[Source data]
- - -

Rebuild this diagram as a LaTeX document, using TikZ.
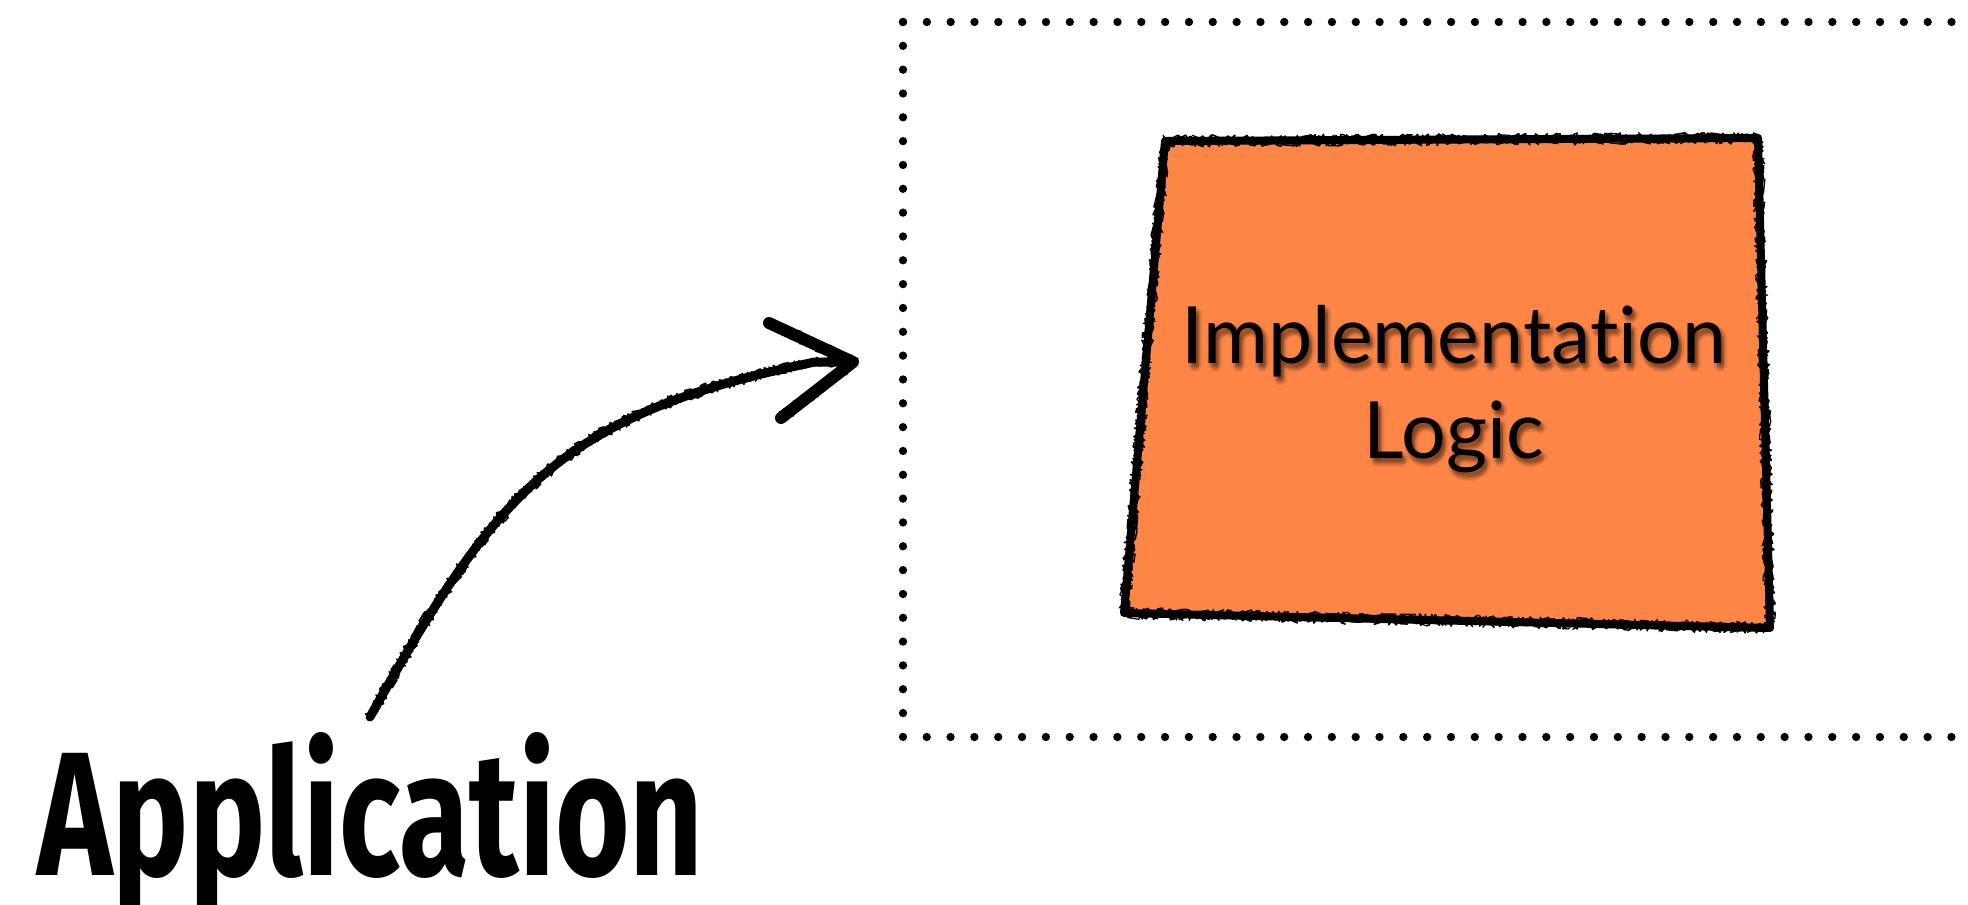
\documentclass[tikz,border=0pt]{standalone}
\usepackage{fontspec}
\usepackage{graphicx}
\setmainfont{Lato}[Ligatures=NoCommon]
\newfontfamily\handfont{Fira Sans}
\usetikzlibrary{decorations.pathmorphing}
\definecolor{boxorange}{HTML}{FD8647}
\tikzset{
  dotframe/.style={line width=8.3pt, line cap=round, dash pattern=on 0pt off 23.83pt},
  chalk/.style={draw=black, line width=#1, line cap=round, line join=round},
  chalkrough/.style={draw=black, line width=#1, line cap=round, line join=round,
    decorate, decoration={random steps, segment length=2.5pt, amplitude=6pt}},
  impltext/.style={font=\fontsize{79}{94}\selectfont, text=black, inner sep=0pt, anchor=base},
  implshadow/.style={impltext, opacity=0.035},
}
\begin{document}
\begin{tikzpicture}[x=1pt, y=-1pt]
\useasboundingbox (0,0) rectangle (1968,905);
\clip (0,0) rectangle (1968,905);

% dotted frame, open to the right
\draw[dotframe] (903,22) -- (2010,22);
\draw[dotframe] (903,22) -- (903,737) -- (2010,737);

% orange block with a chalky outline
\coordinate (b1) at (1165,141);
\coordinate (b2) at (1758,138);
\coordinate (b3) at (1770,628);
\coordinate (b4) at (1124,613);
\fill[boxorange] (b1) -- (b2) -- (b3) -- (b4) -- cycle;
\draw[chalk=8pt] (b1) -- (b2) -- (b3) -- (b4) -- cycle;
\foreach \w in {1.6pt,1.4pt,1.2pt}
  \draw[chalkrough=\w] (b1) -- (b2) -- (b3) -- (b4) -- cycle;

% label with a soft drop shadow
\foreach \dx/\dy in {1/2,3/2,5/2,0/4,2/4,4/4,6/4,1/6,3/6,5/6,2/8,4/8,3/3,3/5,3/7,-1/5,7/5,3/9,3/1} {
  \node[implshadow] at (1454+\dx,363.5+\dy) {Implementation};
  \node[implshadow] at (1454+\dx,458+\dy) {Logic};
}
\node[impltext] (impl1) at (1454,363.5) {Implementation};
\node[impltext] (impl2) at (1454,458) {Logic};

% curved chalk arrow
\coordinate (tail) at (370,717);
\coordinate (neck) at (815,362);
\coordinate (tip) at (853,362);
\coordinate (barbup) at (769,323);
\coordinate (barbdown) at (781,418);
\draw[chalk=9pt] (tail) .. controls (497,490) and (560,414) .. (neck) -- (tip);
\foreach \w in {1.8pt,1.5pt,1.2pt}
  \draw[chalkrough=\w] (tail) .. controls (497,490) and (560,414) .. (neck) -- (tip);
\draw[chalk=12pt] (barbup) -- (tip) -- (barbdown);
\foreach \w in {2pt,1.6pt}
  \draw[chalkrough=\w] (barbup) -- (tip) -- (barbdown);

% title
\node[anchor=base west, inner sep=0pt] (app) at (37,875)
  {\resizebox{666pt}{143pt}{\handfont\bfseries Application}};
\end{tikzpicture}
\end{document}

- - -

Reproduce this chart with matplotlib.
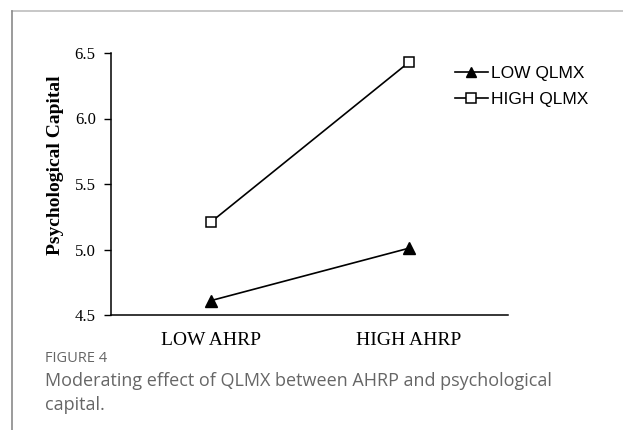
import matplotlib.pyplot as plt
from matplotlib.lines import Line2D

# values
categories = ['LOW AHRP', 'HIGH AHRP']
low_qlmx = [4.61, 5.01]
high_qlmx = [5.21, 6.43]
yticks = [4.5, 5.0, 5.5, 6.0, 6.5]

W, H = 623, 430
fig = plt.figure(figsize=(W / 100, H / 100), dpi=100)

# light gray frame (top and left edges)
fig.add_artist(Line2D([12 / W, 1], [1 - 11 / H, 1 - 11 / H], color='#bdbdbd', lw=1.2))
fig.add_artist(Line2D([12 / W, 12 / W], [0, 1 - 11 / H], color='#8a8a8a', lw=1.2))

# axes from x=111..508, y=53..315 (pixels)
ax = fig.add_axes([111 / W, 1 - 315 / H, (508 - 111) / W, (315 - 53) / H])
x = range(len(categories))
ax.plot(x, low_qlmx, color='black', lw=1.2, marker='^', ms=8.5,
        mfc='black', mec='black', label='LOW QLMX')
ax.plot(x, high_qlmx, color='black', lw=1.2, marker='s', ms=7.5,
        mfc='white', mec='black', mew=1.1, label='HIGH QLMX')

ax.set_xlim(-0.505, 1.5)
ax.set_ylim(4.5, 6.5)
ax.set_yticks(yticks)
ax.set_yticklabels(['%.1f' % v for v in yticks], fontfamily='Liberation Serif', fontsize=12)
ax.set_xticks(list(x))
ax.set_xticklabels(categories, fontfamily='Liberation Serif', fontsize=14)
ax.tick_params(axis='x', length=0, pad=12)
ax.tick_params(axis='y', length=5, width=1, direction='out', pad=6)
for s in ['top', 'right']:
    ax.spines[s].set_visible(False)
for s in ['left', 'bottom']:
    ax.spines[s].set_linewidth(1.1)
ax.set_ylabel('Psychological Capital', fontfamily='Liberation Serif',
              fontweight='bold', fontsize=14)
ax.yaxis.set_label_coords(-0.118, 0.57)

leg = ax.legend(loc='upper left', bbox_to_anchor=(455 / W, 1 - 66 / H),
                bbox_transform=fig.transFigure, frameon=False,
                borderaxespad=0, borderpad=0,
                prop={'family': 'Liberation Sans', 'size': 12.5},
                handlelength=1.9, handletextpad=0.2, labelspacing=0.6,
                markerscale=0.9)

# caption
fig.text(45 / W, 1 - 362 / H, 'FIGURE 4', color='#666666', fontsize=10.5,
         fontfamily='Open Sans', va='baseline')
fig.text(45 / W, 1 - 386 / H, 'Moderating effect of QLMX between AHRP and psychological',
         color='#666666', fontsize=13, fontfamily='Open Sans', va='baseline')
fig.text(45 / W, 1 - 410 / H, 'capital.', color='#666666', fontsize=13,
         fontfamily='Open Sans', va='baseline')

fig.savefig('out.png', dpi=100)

- - -

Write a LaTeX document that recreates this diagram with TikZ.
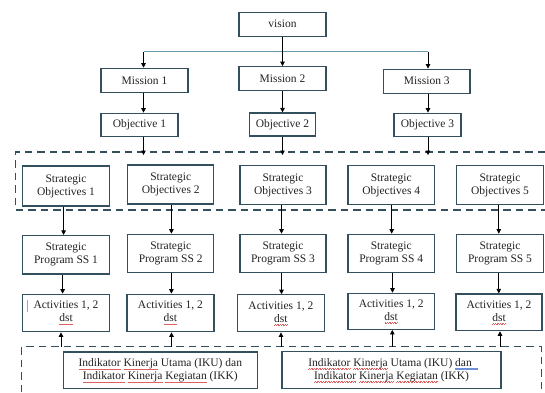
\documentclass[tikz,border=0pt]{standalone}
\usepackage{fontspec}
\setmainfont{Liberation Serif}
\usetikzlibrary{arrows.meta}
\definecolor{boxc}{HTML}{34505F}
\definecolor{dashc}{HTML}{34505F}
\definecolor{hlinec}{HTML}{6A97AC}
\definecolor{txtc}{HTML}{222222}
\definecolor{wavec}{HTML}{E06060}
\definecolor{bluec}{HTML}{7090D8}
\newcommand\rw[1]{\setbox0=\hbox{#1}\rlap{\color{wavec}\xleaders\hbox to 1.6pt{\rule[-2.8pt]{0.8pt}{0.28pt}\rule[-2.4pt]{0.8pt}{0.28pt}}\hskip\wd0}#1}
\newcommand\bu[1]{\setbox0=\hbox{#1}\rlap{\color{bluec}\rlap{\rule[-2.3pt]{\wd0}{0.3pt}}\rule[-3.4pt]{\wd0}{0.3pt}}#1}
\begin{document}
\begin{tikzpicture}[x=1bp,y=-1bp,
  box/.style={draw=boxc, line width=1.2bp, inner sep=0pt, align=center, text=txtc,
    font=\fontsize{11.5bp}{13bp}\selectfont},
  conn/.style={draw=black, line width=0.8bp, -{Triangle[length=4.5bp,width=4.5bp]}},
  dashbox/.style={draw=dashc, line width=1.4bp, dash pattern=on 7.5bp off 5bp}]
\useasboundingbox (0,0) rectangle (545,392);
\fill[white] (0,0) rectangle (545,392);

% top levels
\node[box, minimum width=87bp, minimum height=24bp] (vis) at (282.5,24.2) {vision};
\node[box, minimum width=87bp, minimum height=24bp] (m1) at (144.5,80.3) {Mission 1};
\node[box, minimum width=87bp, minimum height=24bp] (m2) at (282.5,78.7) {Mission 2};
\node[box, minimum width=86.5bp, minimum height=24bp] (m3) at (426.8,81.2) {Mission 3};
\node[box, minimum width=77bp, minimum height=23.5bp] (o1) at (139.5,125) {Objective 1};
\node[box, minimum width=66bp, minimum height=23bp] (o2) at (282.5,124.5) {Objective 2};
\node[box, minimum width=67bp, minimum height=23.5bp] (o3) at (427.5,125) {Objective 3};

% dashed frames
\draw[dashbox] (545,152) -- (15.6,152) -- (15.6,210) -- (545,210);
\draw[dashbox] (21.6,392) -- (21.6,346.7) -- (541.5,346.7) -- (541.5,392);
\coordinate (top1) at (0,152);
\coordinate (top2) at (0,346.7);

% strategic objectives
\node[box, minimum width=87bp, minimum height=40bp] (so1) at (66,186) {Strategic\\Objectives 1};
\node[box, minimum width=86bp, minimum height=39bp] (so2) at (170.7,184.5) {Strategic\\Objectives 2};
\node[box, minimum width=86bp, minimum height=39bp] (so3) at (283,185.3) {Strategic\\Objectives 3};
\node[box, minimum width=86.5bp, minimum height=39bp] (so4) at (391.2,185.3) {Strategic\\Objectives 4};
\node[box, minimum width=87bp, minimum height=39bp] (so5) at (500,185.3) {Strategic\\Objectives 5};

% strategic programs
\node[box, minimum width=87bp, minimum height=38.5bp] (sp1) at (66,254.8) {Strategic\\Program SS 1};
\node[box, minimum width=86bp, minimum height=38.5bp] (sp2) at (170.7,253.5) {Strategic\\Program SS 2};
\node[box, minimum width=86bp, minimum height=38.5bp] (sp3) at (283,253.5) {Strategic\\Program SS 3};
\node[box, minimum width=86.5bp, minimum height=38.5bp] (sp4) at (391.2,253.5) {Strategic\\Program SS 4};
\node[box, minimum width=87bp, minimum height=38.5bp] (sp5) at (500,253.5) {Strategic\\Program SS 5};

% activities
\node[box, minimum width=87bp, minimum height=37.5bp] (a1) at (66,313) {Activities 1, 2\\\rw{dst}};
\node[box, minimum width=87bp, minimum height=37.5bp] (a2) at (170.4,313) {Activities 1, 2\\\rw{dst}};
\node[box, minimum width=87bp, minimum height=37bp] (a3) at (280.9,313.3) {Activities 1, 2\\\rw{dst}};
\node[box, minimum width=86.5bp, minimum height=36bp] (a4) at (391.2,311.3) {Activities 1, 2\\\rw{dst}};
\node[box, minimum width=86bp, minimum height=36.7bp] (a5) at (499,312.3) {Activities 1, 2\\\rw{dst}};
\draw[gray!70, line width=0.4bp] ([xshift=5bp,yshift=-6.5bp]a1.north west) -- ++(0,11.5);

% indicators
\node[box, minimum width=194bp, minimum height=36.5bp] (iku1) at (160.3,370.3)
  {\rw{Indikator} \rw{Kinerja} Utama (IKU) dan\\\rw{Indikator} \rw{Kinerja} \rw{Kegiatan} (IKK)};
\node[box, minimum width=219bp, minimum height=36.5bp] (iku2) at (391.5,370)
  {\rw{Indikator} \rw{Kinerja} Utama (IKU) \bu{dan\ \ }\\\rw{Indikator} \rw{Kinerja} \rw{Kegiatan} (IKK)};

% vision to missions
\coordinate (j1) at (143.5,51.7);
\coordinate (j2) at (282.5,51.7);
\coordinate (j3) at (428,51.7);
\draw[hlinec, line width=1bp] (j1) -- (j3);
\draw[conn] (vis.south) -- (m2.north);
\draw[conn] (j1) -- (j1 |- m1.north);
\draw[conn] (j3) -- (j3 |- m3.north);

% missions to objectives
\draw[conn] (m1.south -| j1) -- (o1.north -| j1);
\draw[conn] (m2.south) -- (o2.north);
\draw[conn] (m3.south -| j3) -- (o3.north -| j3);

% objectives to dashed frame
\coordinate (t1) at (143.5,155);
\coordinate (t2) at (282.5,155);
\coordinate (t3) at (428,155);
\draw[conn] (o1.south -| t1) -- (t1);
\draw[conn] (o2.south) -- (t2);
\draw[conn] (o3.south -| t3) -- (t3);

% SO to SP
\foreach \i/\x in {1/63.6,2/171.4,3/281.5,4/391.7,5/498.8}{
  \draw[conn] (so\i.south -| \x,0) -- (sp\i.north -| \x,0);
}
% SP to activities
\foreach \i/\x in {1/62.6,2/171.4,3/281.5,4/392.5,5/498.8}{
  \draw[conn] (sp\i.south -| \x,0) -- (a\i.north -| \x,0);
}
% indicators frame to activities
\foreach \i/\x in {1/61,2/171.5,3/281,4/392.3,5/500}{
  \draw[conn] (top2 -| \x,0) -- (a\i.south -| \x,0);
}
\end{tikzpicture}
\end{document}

- - -

Gather each line from the entries above that includes the word "LaTeX".

OUTPUT FOR THIS TASK:
Rebuild this diagram as a LaTeX document, using TikZ.
Write a LaTeX document that recreates this diagram with TikZ.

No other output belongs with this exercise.